◆ **Short task**: Skip every image and restate the data word for word.

◆ **Data extract**:

**********

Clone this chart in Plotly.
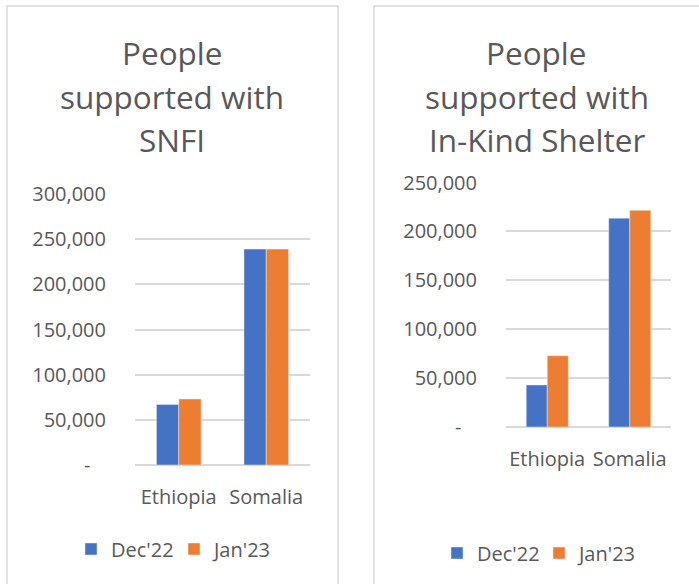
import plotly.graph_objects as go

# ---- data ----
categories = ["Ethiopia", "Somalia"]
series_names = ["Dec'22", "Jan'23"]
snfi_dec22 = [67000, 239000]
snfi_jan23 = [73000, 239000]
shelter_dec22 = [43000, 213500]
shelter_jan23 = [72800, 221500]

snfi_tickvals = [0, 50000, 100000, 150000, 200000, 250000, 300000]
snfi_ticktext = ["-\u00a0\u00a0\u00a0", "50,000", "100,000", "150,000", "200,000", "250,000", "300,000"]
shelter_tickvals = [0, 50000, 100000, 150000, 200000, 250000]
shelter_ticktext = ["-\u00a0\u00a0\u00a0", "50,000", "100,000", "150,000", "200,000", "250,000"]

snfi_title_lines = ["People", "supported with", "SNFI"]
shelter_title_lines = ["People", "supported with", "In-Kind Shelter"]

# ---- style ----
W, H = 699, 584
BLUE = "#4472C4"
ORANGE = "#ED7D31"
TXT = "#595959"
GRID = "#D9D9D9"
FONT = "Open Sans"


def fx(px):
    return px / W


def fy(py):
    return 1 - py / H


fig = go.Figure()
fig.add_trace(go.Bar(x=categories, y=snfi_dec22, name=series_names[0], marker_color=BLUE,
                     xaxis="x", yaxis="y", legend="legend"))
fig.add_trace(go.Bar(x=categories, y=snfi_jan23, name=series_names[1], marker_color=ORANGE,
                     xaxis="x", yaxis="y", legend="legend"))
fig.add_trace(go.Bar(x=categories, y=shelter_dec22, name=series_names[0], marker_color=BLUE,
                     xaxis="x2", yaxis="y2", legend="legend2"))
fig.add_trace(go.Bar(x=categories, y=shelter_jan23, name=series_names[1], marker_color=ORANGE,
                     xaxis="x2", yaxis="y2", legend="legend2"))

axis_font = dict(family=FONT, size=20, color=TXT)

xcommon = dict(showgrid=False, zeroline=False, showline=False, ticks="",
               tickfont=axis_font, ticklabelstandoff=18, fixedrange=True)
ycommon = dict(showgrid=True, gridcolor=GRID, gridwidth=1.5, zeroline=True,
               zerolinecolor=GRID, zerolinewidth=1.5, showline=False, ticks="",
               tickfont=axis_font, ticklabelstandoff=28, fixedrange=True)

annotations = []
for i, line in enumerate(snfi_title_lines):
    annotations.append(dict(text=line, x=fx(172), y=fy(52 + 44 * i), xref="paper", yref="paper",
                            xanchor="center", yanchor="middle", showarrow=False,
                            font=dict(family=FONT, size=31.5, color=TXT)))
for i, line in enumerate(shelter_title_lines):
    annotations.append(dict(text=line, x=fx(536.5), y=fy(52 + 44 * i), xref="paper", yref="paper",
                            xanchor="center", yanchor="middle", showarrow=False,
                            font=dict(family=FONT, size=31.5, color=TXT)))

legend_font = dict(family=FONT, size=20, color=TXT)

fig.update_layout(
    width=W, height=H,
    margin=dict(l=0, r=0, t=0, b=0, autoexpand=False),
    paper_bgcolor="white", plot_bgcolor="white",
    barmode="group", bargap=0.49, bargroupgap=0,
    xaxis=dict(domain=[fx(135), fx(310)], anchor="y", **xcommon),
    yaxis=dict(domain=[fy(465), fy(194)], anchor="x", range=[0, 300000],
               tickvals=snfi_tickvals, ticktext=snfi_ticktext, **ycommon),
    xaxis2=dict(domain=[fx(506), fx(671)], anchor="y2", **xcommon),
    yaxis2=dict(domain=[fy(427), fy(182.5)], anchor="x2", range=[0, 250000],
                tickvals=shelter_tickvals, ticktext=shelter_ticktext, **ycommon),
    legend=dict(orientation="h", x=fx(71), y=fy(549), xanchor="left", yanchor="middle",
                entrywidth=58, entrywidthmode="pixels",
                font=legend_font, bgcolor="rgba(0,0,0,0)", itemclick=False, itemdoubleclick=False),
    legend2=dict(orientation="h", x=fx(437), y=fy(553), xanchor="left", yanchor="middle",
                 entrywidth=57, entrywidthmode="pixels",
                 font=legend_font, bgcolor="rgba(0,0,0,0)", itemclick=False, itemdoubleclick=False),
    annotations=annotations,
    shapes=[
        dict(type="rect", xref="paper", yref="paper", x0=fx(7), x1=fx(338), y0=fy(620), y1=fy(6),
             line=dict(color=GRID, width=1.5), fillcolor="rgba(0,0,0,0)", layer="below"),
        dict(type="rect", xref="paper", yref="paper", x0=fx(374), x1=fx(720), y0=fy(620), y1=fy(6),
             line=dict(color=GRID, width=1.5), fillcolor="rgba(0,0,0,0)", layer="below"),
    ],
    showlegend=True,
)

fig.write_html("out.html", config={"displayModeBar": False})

**********

◆ **Output of the exercise**:
Clone this chart in Plotly.
import plotly.graph_objects as go

# ---- data ----
categories = ["Ethiopia", "Somalia"]
series_names = ["Dec'22", "Jan'23"]
snfi_dec22 = [67000, 239000]
snfi_jan23 = [73000, 239000]
shelter_dec22 = [43000, 213500]
shelter_jan23 = [72800, 221500]

snfi_tickvals = [0, 50000, 100000, 150000, 200000, 250000, 300000]
snfi_ticktext = ["-\u00a0\u00a0\u00a0", "50,000", "100,000", "150,000", "200,000", "250,000", "300,000"]
shelter_tickvals = [0, 50000, 100000, 150000, 200000, 250000]
shelter_ticktext = ["-\u00a0\u00a0\u00a0", "50,000", "100,000", "150,000", "200,000", "250,000"]

snfi_title_lines = ["People", "supported with", "SNFI"]
shelter_title_lines = ["People", "supported with", "In-Kind Shelter"]

# ---- style ----
W, H = 699, 584
BLUE = "#4472C4"
ORANGE = "#ED7D31"
TXT = "#595959"
GRID = "#D9D9D9"
FONT = "Open Sans"


def fx(px):
    return px / W


def fy(py):
    return 1 - py / H


fig = go.Figure()
fig.add_trace(go.Bar(x=categories, y=snfi_dec22, name=series_names[0], marker_color=BLUE,
                     xaxis="x", yaxis="y", legend="legend"))
fig.add_trace(go.Bar(x=categories, y=snfi_jan23, name=series_names[1], marker_color=ORANGE,
                     xaxis="x", yaxis="y", legend="legend"))
fig.add_trace(go.Bar(x=categories, y=shelter_dec22, name=series_names[0], marker_color=BLUE,
                     xaxis="x2", yaxis="y2", legend="legend2"))
fig.add_trace(go.Bar(x=categories, y=shelter_jan23, name=series_names[1], marker_color=ORANGE,
                     xaxis="x2", yaxis="y2", legend="legend2"))

axis_font = dict(family=FONT, size=20, color=TXT)

xcommon = dict(showgrid=False, zeroline=False, showline=False, ticks="",
               tickfont=axis_font, ticklabelstandoff=18, fixedrange=True)
ycommon = dict(showgrid=True, gridcolor=GRID, gridwidth=1.5, zeroline=True,
               zerolinecolor=GRID, zerolinewidth=1.5, showline=False, ticks="",
               tickfont=axis_font, ticklabelstandoff=28, fixedrange=True)

annotations = []
for i, line in enumerate(snfi_title_lines):
    annotations.append(dict(text=line, x=fx(172), y=fy(52 + 44 * i), xref="paper", yref="paper",
                            xanchor="center", yanchor="middle", showarrow=False,
                            font=dict(family=FONT, size=31.5, color=TXT)))
for i, line in enumerate(shelter_title_lines):
    annotations.append(dict(text=line, x=fx(536.5), y=fy(52 + 44 * i), xref="paper", yref="paper",
                            xanchor="center", yanchor="middle", showarrow=False,
                            font=dict(family=FONT, size=31.5, color=TXT)))

legend_font = dict(family=FONT, size=20, color=TXT)

fig.update_layout(
    width=W, height=H,
    margin=dict(l=0, r=0, t=0, b=0, autoexpand=False),
    paper_bgcolor="white", plot_bgcolor="white",
    barmode="group", bargap=0.49, bargroupgap=0,
    xaxis=dict(domain=[fx(135), fx(310)], anchor="y", **xcommon),
    yaxis=dict(domain=[fy(465), fy(194)], anchor="x", range=[0, 300000],
               tickvals=snfi_tickvals, ticktext=snfi_ticktext, **ycommon),
    xaxis2=dict(domain=[fx(506), fx(671)], anchor="y2", **xcommon),
    yaxis2=dict(domain=[fy(427), fy(182.5)], anchor="x2", range=[0, 250000],
                tickvals=shelter_tickvals, ticktext=shelter_ticktext, **ycommon),
    legend=dict(orientation="h", x=fx(71), y=fy(549), xanchor="left", yanchor="middle",
                entrywidth=58, entrywidthmode="pixels",
                font=legend_font, bgcolor="rgba(0,0,0,0)", itemclick=False, itemdoubleclick=False),
    legend2=dict(orientation="h", x=fx(437), y=fy(553), xanchor="left", yanchor="middle",
                 entrywidth=57, entrywidthmode="pixels",
                 font=legend_font, bgcolor="rgba(0,0,0,0)", itemclick=False, itemdoubleclick=False),
    annotations=annotations,
    shapes=[
        dict(type="rect", xref="paper", yref="paper", x0=fx(7), x1=fx(338), y0=fy(620), y1=fy(6),
             line=dict(color=GRID, width=1.5), fillcolor="rgba(0,0,0,0)", layer="below"),
        dict(type="rect", xref="paper", yref="paper", x0=fx(374), x1=fx(720), y0=fy(620), y1=fy(6),
             line=dict(color=GRID, width=1.5), fillcolor="rgba(0,0,0,0)", layer="below"),
    ],
    showlegend=True,
)

fig.write_html("out.html", config={"displayModeBar": False})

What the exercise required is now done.